The U-2 was initially intended as a throwaway product and that it has remained in service for so long is because it alone fulfills the unique parameters of its mission. All spy aircraft have one obvious advantage over spy satellites: they can be immediately dispatched to anywhere whereas a satellite has a prescribed orbit that is difficult to change. But unlike other spy aircraft, the U-2 has unmatched loiter time—9+ hours without in-flight refueling—thanks to its 104 ft wingspan that makes it more of a powered glider than a jet. Even today it is so vital to national security that, according to Air Force figures, the remaining aircraft have since 2003 flown more than 95,000 hours providing intelligence, surveillance, and reconnaissance and are therefore routinely rebuilt and retrofitted (cost since 1994: more than $1.7 billion).

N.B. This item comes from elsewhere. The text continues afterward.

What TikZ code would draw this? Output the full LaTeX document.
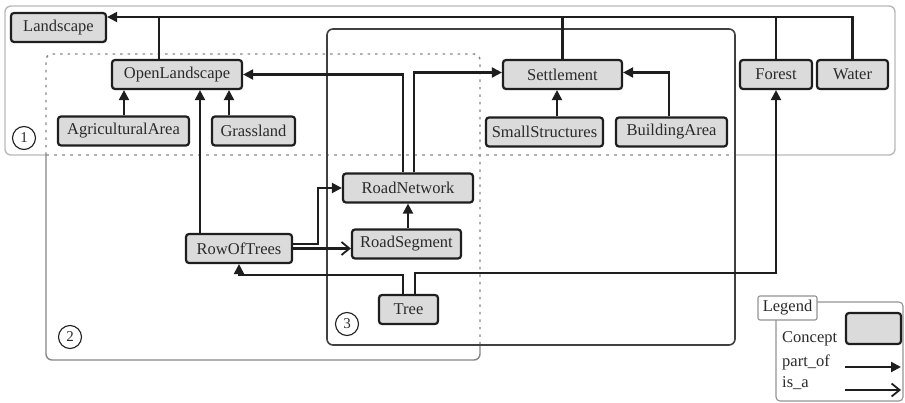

A Foreword by USAF Maj. Gen. Patrick J. Halloran gives an entertaining introduction to actually flying a U-2. He should know because he flew them for 9 years/1600 hours after joining the program in 1957. The other thing he would know about is the Big Picture of strategic reconnaissance because his last Air Force assignment was Deputy Director for Strategic Command in the office of the Joint Chiefs of Staff—but he leaves that part of the discussion to Pocock.
Pocock begins with the 1953 “eyes only” memo that outlines the “unique political and practical problems involved with peacetime overflights of ‘denied territory’ since 1946” that would culminate in the spy plane concept. In quick order he outlines the key problems and key players, the Bald Eagle design study, Lockheed’s Skunk Works, and first proposals of suitable aircraft. Even the reader new to Cold War-era conceptual issues will thus get a solid understanding, and appreciation, of the U-2s design and performance envelope—and why it was the CIA and not the Air Force that was given operational control of the program
After a detailed look at development and testing (the very technically minded reader may find this chapter a bit too brief) the remainder of the book relates the operational history of the fleet, always with reference to technical changes necessitated by mission requirements. Entirely aside from the obvious aircraft-specific angles, anyone with an interest in modern-era world history will find here background to all those headline-making news stories!
Note that if you already have Pocock’s second book, its coverage of the first five years of the program is included here in similar detail but with more ancillary information in the form of first-person accounts and documentary material. This makes up maybe 10 of the 40 chapters so obviously there’s a whole lot more here. Plus, there are five Appendices presenting two pages of abbreviations, aircraft and systems data, unit and aircraft histories, and a list of pilots by outfit/project in year order (including even pilots who did not finish training or qualified for operational duty). Chapter Notes, incidentally, are bundled at the back of the book—but this is a large and heavy book so there’s going to be a lot of laborious page-flipping going on! The Index is commendably deep and the detailed Table of Contents doesn’t merely list chapter titles but also highlights, adding an uncommon layer of depth.
Also uncommon is the publisher’s answer to those readers who prefer to remove their dust jackets which has obvious advantages but incurs the penalty of loosing the information on the jacket flaps: it is actually printed here on the inside covers; and the outside covers and spine have the same images/treatment as the book jacket. Clever, but even Schiffer doesn’t do this routinely.
Pocock may feel he has said everything that needed saying about the U-2 but fortunately he’s not done writing about aerospace and especially intelligence topics (or, for that matter, air cargo which was his original field after getting a degree in history and political science).
Calling this book the “definitive” treatment is not at all hyperbole!